Given data |

####

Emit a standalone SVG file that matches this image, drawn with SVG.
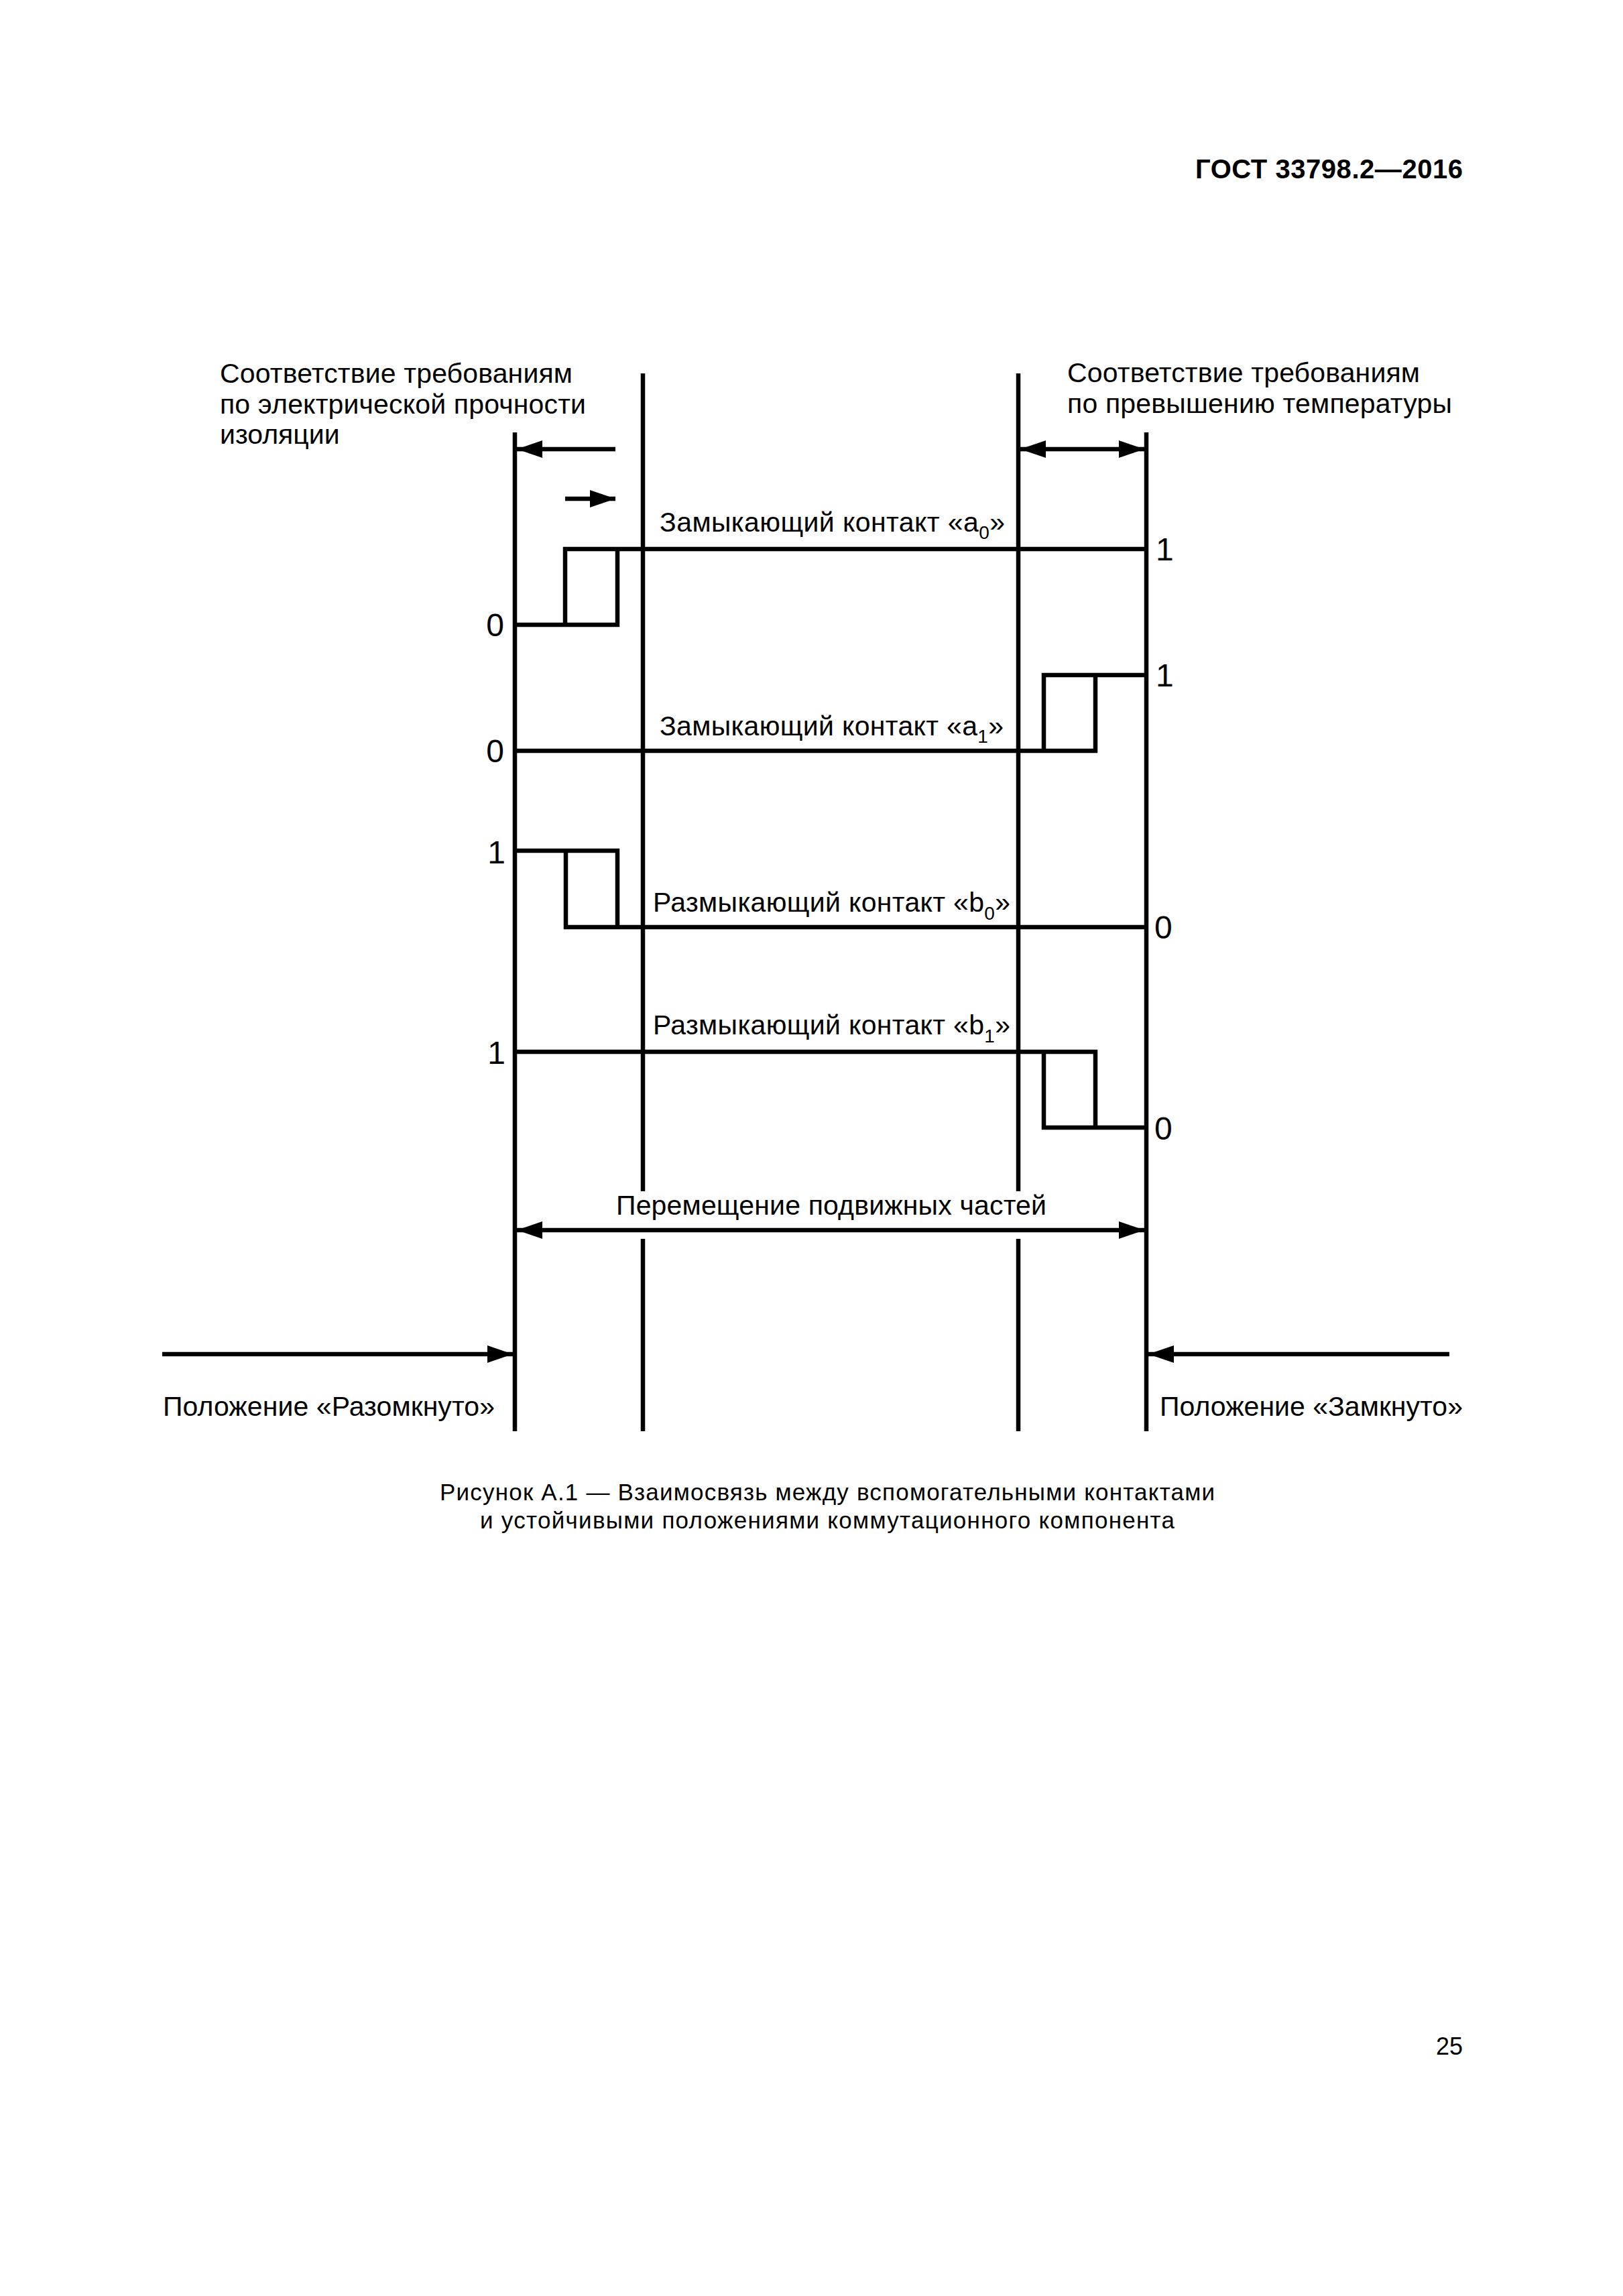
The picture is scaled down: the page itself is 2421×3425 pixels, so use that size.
<svg xmlns="http://www.w3.org/2000/svg" width="2421" height="3425" viewBox="0 0 2421 3425">
<style>
.t{font-family:"Liberation Sans",Arial,sans-serif;font-size:41px;fill:#000}
.d{font-family:"Liberation Sans",Arial,sans-serif;font-size:48px;fill:#000}
.cap{font-family:"Liberation Sans",Arial,sans-serif;font-size:35px;fill:#000}
.ln{stroke:#000;stroke-width:6.5;fill:none}
.ar{stroke:#000;stroke-width:6.5;fill:none;marker-end:url(#ah)}
.ar2{stroke:#000;stroke-width:6.5;fill:none;marker-start:url(#ah);marker-end:url(#ah)}
</style>
<defs>
<marker id="ah" markerUnits="userSpaceOnUse" markerWidth="38" markerHeight="26" refX="38" refY="13" orient="auto-start-reverse">
<path d="M0,0 L38,13 L0,26 Z" fill="#000"/>
</marker>
</defs>
<rect width="2421" height="3425" fill="#fff"/>
<text id="header" x="2182" y="266" text-anchor="end" font-family="Liberation Sans, Arial, sans-serif" font-size="40" font-weight="bold" textLength="399">ГОСТ 33798.2—2016</text>

<g id="guides">
<line class="ln" x1="768" y1="645" x2="768" y2="2135"/>
<line class="ln" x1="1710" y1="645" x2="1710" y2="2135"/>
<path class="ln" d="M959,557 V1777 M959,1848 V2135"/>
<path class="ln" d="M1519,557 V1777 M1519,1848 V2135"/>
</g>

<g id="label-left-top">
<text class="t" x="328" y="571" textLength="526">Соответствие требованиям</text>
<text class="t" x="328" y="617" textLength="546">по электрической прочности</text>
<text class="t" x="328" y="662">изоляции</text>
</g>
<g id="label-right-top">
<text class="t" x="1592" y="570" textLength="526">Соответствие требованиям</text>
<text class="t" x="1592" y="616" textLength="574">по превышению температуры</text>
</g>

<g id="contact-a0">
<path class="ln" d="M768,932 H921 V819 M843,932 V819 H1710"/>
<text class="t" x="984" y="793" textLength="515">Замыкающий контакт «a<tspan font-size="28" dy="11">0</tspan><tspan dy="-11">»</tspan></text>
<text class="d" x="752" y="949" text-anchor="end">0</text>
<text class="d" x="1724" y="836">1</text>
</g>

<g id="contact-a1">
<path class="ln" d="M768,1120 H1634 V1007 M1557,1120 V1007 H1710"/>
<text class="t" x="984" y="1097" textLength="513">Замыкающий контакт «a<tspan font-size="28" dy="11">1</tspan><tspan dy="-11">»</tspan></text>
<text class="d" x="752" y="1137" text-anchor="end">0</text>
<text class="d" x="1724" y="1024">1</text>
</g>

<g id="contact-b0">
<path class="ln" d="M768,1269 H921 V1383 M844,1269 V1383 H1710"/>
<text class="t" x="974" y="1360" textLength="533">Размыкающий контакт «b<tspan font-size="28" dy="12">0</tspan><tspan dy="-12">»</tspan></text>
<text class="d" x="754" y="1288" text-anchor="end">1</text>
<text class="d" x="1722" y="1400">0</text>
</g>

<g id="contact-b1">
<path class="ln" d="M768,1569 H1634 V1682 M1557,1569 V1682 H1710"/>
<text class="t" x="974" y="1543" textLength="533">Размыкающий контакт «b<tspan font-size="28" dy="12">1</tspan><tspan dy="-12">»</tspan></text>
<text class="d" x="754" y="1587" text-anchor="end">1</text>
<text class="d" x="1722" y="1700">0</text>
</g>

<g id="movement">
<text class="t" x="919" y="1812" textLength="642">Перемещение подвижных частей</text>
</g>

<g id="pos-open">
<text class="t" x="243" y="2112" textLength="495">Положение «Разомкнуто»</text>
</g>
<g id="pos-closed">
<text class="t" x="1730" y="2112" textLength="452">Положение «Замкнуто»</text>
</g>

<g id="connectors">
<line class="ar" x1="918" y1="670" x2="771" y2="670"/>
<line class="ar" x1="843" y1="744" x2="918" y2="744"/>
<line class="ar2" x1="1522" y1="670" x2="1707" y2="670"/>
<line class="ar2" x1="771" y1="1835" x2="1707" y2="1835"/>
<line class="ar" x1="242" y1="2020" x2="765" y2="2020"/>
<line class="ar" x1="2162" y1="2020" x2="1713" y2="2020"/>
</g>

<g id="caption">
<text class="cap" x="1234" y="2238" text-anchor="middle" textLength="1156">Рисунок А.1 — Взаимосвязь между вспомогательными контактами</text>
<text class="cap" x="1234" y="2280" text-anchor="middle" textLength="1036">и устойчивыми положениями коммутационного компонента</text>
</g>

<text id="page-number" x="2182" y="3065" text-anchor="end" font-family="Liberation Sans, Arial, sans-serif" font-size="36">25</text>
</svg>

####

Aim |
Print the listing above in full, exactly as written. Omit any pictures.

Full answer |
Emit a standalone SVG file that matches this image, drawn with SVG.
The picture is scaled down: the page itself is 2421×3425 pixels, so use that size.
<svg xmlns="http://www.w3.org/2000/svg" width="2421" height="3425" viewBox="0 0 2421 3425">
<style>
.t{font-family:"Liberation Sans",Arial,sans-serif;font-size:41px;fill:#000}
.d{font-family:"Liberation Sans",Arial,sans-serif;font-size:48px;fill:#000}
.cap{font-family:"Liberation Sans",Arial,sans-serif;font-size:35px;fill:#000}
.ln{stroke:#000;stroke-width:6.5;fill:none}
.ar{stroke:#000;stroke-width:6.5;fill:none;marker-end:url(#ah)}
.ar2{stroke:#000;stroke-width:6.5;fill:none;marker-start:url(#ah);marker-end:url(#ah)}
</style>
<defs>
<marker id="ah" markerUnits="userSpaceOnUse" markerWidth="38" markerHeight="26" refX="38" refY="13" orient="auto-start-reverse">
<path d="M0,0 L38,13 L0,26 Z" fill="#000"/>
</marker>
</defs>
<rect width="2421" height="3425" fill="#fff"/>
<text id="header" x="2182" y="266" text-anchor="end" font-family="Liberation Sans, Arial, sans-serif" font-size="40" font-weight="bold" textLength="399">ГОСТ 33798.2—2016</text>

<g id="guides">
<line class="ln" x1="768" y1="645" x2="768" y2="2135"/>
<line class="ln" x1="1710" y1="645" x2="1710" y2="2135"/>
<path class="ln" d="M959,557 V1777 M959,1848 V2135"/>
<path class="ln" d="M1519,557 V1777 M1519,1848 V2135"/>
</g>

<g id="label-left-top">
<text class="t" x="328" y="571" textLength="526">Соответствие требованиям</text>
<text class="t" x="328" y="617" textLength="546">по электрической прочности</text>
<text class="t" x="328" y="662">изоляции</text>
</g>
<g id="label-right-top">
<text class="t" x="1592" y="570" textLength="526">Соответствие требованиям</text>
<text class="t" x="1592" y="616" textLength="574">по превышению температуры</text>
</g>

<g id="contact-a0">
<path class="ln" d="M768,932 H921 V819 M843,932 V819 H1710"/>
<text class="t" x="984" y="793" textLength="515">Замыкающий контакт «a<tspan font-size="28" dy="11">0</tspan><tspan dy="-11">»</tspan></text>
<text class="d" x="752" y="949" text-anchor="end">0</text>
<text class="d" x="1724" y="836">1</text>
</g>

<g id="contact-a1">
<path class="ln" d="M768,1120 H1634 V1007 M1557,1120 V1007 H1710"/>
<text class="t" x="984" y="1097" textLength="513">Замыкающий контакт «a<tspan font-size="28" dy="11">1</tspan><tspan dy="-11">»</tspan></text>
<text class="d" x="752" y="1137" text-anchor="end">0</text>
<text class="d" x="1724" y="1024">1</text>
</g>

<g id="contact-b0">
<path class="ln" d="M768,1269 H921 V1383 M844,1269 V1383 H1710"/>
<text class="t" x="974" y="1360" textLength="533">Размыкающий контакт «b<tspan font-size="28" dy="12">0</tspan><tspan dy="-12">»</tspan></text>
<text class="d" x="754" y="1288" text-anchor="end">1</text>
<text class="d" x="1722" y="1400">0</text>
</g>

<g id="contact-b1">
<path class="ln" d="M768,1569 H1634 V1682 M1557,1569 V1682 H1710"/>
<text class="t" x="974" y="1543" textLength="533">Размыкающий контакт «b<tspan font-size="28" dy="12">1</tspan><tspan dy="-12">»</tspan></text>
<text class="d" x="754" y="1587" text-anchor="end">1</text>
<text class="d" x="1722" y="1700">0</text>
</g>

<g id="movement">
<text class="t" x="919" y="1812" textLength="642">Перемещение подвижных частей</text>
</g>

<g id="pos-open">
<text class="t" x="243" y="2112" textLength="495">Положение «Разомкнуто»</text>
</g>
<g id="pos-closed">
<text class="t" x="1730" y="2112" textLength="452">Положение «Замкнуто»</text>
</g>

<g id="connectors">
<line class="ar" x1="918" y1="670" x2="771" y2="670"/>
<line class="ar" x1="843" y1="744" x2="918" y2="744"/>
<line class="ar2" x1="1522" y1="670" x2="1707" y2="670"/>
<line class="ar2" x1="771" y1="1835" x2="1707" y2="1835"/>
<line class="ar" x1="242" y1="2020" x2="765" y2="2020"/>
<line class="ar" x1="2162" y1="2020" x2="1713" y2="2020"/>
</g>

<g id="caption">
<text class="cap" x="1234" y="2238" text-anchor="middle" textLength="1156">Рисунок А.1 — Взаимосвязь между вспомогательными контактами</text>
<text class="cap" x="1234" y="2280" text-anchor="middle" textLength="1036">и устойчивыми положениями коммутационного компонента</text>
</g>

<text id="page-number" x="2182" y="3065" text-anchor="end" font-family="Liberation Sans, Arial, sans-serif" font-size="36">25</text>
</svg>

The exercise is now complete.